Objective:
Nothing after the line with "const yTicks = [-15, -10, -5, 0, 5, 10];" belongs in the copy; extract the lines below from the top through that line, pictures left out.

>> BEGIN Available data

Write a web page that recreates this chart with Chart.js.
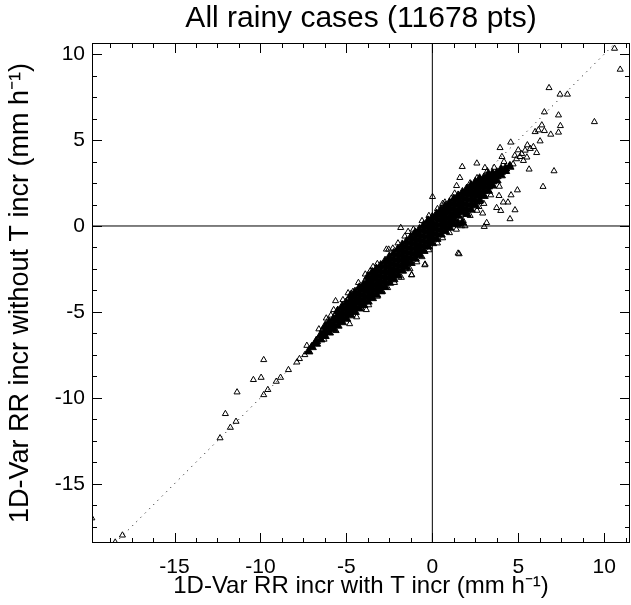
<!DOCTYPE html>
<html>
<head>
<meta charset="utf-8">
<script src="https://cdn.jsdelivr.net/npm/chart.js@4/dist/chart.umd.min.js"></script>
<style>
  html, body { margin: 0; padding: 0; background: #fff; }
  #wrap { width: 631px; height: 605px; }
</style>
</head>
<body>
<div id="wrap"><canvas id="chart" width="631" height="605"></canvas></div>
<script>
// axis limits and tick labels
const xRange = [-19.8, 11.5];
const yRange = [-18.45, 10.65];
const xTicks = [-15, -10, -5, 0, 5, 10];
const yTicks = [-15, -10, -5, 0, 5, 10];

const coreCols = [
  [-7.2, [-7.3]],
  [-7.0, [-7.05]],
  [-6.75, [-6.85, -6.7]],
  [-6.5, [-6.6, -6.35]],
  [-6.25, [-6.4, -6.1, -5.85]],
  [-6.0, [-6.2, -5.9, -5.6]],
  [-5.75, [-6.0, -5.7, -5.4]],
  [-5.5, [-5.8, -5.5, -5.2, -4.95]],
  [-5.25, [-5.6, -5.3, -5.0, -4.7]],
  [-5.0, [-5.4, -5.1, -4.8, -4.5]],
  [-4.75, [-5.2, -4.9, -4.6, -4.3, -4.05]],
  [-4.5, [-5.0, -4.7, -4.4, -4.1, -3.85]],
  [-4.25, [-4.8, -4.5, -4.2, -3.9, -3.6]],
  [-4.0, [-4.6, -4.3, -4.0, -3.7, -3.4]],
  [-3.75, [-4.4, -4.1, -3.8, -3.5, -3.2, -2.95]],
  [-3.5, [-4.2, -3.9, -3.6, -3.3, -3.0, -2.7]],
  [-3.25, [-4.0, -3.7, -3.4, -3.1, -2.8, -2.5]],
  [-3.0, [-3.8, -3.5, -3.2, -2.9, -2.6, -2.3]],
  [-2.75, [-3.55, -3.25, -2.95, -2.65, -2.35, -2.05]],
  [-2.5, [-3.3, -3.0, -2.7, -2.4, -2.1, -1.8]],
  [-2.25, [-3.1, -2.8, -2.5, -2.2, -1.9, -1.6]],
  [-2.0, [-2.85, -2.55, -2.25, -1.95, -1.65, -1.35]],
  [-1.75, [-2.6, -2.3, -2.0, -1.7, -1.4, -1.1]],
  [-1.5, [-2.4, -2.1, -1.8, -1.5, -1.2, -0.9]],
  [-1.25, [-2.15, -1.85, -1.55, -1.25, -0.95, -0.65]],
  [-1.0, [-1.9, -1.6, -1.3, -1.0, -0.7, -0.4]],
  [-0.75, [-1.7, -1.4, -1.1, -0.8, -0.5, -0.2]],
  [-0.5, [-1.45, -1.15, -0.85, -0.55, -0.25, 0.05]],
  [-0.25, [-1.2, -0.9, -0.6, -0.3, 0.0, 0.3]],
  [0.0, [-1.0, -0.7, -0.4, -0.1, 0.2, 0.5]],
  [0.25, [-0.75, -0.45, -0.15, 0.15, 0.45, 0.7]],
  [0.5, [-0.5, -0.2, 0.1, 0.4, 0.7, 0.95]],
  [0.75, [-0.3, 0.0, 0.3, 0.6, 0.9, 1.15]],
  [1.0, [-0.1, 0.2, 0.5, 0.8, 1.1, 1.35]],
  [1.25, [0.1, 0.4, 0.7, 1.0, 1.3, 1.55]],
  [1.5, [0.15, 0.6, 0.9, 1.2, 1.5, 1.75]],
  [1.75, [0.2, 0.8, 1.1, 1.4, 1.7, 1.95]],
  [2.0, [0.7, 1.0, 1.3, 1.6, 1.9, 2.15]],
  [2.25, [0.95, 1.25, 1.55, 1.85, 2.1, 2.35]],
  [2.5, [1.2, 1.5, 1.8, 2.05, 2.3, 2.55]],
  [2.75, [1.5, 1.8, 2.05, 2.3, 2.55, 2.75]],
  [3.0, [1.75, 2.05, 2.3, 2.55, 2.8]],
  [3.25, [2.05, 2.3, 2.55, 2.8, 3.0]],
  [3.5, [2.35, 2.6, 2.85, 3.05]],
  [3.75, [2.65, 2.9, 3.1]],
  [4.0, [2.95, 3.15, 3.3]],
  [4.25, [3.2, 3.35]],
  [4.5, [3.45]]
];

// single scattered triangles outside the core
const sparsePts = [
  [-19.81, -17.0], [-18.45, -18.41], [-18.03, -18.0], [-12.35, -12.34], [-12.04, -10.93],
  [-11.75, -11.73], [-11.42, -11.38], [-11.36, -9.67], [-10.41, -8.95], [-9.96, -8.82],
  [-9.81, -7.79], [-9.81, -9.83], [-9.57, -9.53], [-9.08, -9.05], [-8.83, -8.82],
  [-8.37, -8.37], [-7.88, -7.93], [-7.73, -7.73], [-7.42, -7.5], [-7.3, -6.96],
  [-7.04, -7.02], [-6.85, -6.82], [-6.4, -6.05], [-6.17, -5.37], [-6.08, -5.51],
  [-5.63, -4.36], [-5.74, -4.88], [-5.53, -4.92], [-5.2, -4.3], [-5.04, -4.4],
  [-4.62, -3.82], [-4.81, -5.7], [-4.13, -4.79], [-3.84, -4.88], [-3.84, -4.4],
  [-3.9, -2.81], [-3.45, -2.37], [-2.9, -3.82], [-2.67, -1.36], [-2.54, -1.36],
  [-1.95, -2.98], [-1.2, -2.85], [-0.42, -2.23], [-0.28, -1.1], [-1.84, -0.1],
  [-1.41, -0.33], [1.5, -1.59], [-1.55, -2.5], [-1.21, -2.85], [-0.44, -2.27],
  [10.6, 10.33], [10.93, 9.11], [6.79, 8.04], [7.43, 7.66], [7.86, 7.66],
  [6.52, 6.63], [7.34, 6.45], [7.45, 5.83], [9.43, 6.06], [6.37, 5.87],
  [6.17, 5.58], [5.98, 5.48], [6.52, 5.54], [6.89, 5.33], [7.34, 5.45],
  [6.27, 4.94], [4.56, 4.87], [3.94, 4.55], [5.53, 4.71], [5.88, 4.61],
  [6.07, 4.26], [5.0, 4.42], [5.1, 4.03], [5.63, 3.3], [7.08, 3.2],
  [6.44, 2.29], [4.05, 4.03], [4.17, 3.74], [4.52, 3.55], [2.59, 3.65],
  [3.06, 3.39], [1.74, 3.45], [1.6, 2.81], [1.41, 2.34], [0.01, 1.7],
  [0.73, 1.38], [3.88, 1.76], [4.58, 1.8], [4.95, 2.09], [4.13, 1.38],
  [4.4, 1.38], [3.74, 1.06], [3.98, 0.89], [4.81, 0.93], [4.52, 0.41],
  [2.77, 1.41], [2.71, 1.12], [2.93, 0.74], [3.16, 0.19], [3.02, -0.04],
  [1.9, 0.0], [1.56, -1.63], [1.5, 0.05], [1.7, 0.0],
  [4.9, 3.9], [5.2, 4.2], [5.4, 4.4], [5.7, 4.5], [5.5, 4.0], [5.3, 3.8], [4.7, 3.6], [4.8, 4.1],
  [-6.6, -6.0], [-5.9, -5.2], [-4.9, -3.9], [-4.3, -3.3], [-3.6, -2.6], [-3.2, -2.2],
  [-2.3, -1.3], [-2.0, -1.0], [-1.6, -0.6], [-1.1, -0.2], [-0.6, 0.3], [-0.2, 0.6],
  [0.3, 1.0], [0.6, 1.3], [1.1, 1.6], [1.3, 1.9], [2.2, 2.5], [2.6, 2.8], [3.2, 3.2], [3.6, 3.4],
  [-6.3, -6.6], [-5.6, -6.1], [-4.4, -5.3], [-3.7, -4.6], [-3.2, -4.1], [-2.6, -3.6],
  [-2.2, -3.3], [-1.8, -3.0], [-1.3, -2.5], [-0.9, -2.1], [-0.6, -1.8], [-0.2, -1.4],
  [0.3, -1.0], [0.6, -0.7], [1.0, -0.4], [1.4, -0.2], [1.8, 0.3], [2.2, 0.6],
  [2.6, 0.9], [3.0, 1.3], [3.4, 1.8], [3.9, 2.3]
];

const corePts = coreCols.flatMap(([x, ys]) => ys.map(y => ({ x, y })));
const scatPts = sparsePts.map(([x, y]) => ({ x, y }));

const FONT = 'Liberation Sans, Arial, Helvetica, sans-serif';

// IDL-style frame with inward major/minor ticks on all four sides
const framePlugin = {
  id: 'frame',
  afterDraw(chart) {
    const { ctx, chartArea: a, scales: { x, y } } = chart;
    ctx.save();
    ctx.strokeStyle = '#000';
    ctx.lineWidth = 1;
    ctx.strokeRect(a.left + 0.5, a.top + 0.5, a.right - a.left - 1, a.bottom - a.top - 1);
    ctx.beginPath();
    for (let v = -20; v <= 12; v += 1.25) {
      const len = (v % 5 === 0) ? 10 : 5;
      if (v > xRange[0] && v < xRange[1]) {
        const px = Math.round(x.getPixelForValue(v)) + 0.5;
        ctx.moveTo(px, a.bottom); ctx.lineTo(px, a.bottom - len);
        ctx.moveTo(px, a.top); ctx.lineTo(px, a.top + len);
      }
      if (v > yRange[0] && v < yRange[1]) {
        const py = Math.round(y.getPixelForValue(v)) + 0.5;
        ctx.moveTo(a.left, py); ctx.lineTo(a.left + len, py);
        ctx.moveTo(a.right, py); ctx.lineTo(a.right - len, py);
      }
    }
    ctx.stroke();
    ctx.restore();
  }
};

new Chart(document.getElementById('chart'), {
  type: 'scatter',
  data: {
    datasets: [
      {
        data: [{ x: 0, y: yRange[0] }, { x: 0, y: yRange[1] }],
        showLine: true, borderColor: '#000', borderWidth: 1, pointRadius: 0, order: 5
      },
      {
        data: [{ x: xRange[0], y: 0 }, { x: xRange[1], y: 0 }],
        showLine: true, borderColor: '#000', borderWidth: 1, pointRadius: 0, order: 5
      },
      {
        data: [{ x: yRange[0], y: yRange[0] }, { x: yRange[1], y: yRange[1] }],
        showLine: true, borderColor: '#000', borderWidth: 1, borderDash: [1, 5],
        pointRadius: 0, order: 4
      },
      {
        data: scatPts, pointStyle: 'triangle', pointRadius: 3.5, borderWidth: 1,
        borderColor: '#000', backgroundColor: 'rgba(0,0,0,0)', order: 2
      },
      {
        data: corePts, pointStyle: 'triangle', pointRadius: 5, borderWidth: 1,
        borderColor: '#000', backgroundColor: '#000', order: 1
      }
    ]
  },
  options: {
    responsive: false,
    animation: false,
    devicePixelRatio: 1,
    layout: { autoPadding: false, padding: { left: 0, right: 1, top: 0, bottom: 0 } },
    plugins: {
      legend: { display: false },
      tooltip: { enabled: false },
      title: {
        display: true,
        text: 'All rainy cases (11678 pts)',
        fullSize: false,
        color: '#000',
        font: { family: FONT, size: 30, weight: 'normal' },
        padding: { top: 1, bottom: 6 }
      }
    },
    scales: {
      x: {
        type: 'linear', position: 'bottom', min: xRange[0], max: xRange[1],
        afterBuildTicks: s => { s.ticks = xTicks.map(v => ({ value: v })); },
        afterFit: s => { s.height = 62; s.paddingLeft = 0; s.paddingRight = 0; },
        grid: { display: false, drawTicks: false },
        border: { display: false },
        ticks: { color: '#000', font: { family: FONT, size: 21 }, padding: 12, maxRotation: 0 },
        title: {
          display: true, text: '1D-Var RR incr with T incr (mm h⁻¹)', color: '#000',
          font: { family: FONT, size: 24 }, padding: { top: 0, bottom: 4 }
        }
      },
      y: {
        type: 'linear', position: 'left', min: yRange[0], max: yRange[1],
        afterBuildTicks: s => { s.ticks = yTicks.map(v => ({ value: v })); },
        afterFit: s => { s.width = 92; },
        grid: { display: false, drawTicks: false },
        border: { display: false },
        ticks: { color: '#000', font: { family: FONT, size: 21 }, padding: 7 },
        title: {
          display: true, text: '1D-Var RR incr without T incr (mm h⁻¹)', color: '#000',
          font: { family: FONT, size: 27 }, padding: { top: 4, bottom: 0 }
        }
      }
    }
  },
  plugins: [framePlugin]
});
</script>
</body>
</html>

>> END Available data

Final result:
Write a web page that recreates this chart with Chart.js.
<!DOCTYPE html>
<html>
<head>
<meta charset="utf-8">
<script src="https://cdn.jsdelivr.net/npm/chart.js@4/dist/chart.umd.min.js"></script>
<style>
  html, body { margin: 0; padding: 0; background: #fff; }
  #wrap { width: 631px; height: 605px; }
</style>
</head>
<body>
<div id="wrap"><canvas id="chart" width="631" height="605"></canvas></div>
<script>
// axis limits and tick labels
const xRange = [-19.8, 11.5];
const yRange = [-18.45, 10.65];
const xTicks = [-15, -10, -5, 0, 5, 10];
const yTicks = [-15, -10, -5, 0, 5, 10];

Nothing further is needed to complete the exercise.